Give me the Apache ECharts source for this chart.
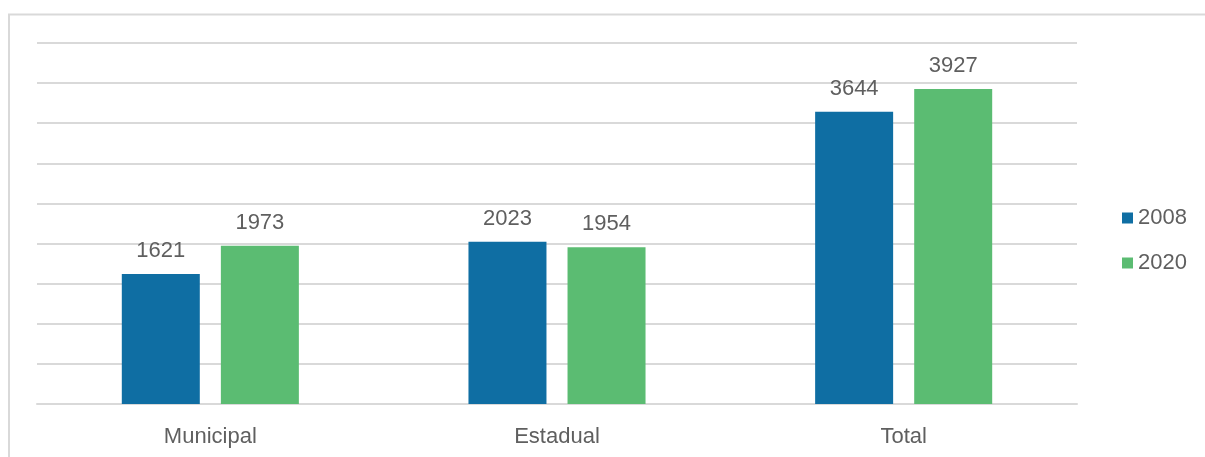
<!DOCTYPE html>
<html>
<head>
<meta charset="utf-8">
<script src="https://cdn.jsdelivr.net/npm/echarts@6/dist/echarts.min.js"></script>
<style>
  html, body { margin: 0; padding: 0; background: #fff; }
  #chart { width: 1205px; height: 457px; }
</style>
</head>
<body>
<div id="chart"></div>
<script>
var categories = ['Municipal', 'Estadual', 'Total'];
var years = ['2008', '2020'];
var values2008 = [1621, 2023, 3644];
var values2020 = [1973, 1954, 3927];

var chart = echarts.init(document.getElementById('chart'));
var font = 'Liberation Sans';
var label = {
    show: true,
    position: 'top',
    distance: 12,
    color: '#5f5f5f',
    fontSize: 22,
    fontFamily: font
};

chart.setOption({
    animation: false,
    textStyle: { fontFamily: font },
    graphic: [{
        type: 'polyline',
        shape: { points: [[9, 470], [9, 14.5], [1210, 14.5]] },
        style: { stroke: '#d9d9d9', lineWidth: 2, fill: null }
    }],
    legend: {
        orient: 'vertical',
        left: 1117,
        top: 202,
        itemWidth: 11,
        itemHeight: 11,
        itemGap: 23,
        icon: 'rect',
        textStyle: { color: '#5f5f5f', fontSize: 22, fontFamily: font },
        data: years
    },
    grid: { left: 37, right: 128, top: 43, bottom: 53 },
    xAxis: {
        type: 'category',
        data: categories,
        axisTick: { show: false },
        axisLine: { lineStyle: { color: '#d9d9d9', width: 2 } },
        axisLabel: { color: '#5f5f5f', fontSize: 22, margin: 22, fontFamily: font }
    },
    yAxis: {
        type: 'value',
        min: 0,
        max: 4500,
        interval: 500,
        axisLabel: { show: false },
        axisLine: { show: false },
        axisTick: { show: false },
        splitLine: { lineStyle: { color: '#d9d9d9', width: 2 } }
    },
    series: [{
        name: '2008',
        type: 'bar',
        data: values2008,
        barWidth: 78,
        barGap: '27%',
        itemStyle: { color: '#0f6ea3' },
        label: label
    }, {
        name: '2020',
        type: 'bar',
        data: values2020,
        barWidth: 78,
        itemStyle: { color: '#5bbc72' },
        label: label
    }]
});
</script>
</body>
</html>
________
* Task brief *
Retype each line of the listing above word for word. Exclude the pictures.

* Answer to this exercise *
Give me the Apache ECharts source for this chart.
<!DOCTYPE html>
<html>
<head>
<meta charset="utf-8">
<script src="https://cdn.jsdelivr.net/npm/echarts@6/dist/echarts.min.js"></script>
<style>
  html, body { margin: 0; padding: 0; background: #fff; }
  #chart { width: 1205px; height: 457px; }
</style>
</head>
<body>
<div id="chart"></div>
<script>
var categories = ['Municipal', 'Estadual', 'Total'];
var years = ['2008', '2020'];
var values2008 = [1621, 2023, 3644];
var values2020 = [1973, 1954, 3927];

var chart = echarts.init(document.getElementById('chart'));
var font = 'Liberation Sans';
var label = {
    show: true,
    position: 'top',
    distance: 12,
    color: '#5f5f5f',
    fontSize: 22,
    fontFamily: font
};

chart.setOption({
    animation: false,
    textStyle: { fontFamily: font },
    graphic: [{
        type: 'polyline',
        shape: { points: [[9, 470], [9, 14.5], [1210, 14.5]] },
        style: { stroke: '#d9d9d9', lineWidth: 2, fill: null }
    }],
    legend: {
        orient: 'vertical',
        left: 1117,
        top: 202,
        itemWidth: 11,
        itemHeight: 11,
        itemGap: 23,
        icon: 'rect',
        textStyle: { color: '#5f5f5f', fontSize: 22, fontFamily: font },
        data: years
    },
    grid: { left: 37, right: 128, top: 43, bottom: 53 },
    xAxis: {
        type: 'category',
        data: categories,
        axisTick: { show: false },
        axisLine: { lineStyle: { color: '#d9d9d9', width: 2 } },
        axisLabel: { color: '#5f5f5f', fontSize: 22, margin: 22, fontFamily: font }
    },
    yAxis: {
        type: 'value',
        min: 0,
        max: 4500,
        interval: 500,
        axisLabel: { show: false },
        axisLine: { show: false },
        axisTick: { show: false },
        splitLine: { lineStyle: { color: '#d9d9d9', width: 2 } }
    },
    series: [{
        name: '2008',
        type: 'bar',
        data: values2008,
        barWidth: 78,
        barGap: '27%',
        itemStyle: { color: '#0f6ea3' },
        label: label
    }, {
        name: '2020',
        type: 'bar',
        data: values2020,
        barWidth: 78,
        itemStyle: { color: '#5bbc72' },
        label: label
    }]
});
</script>
</body>
</html>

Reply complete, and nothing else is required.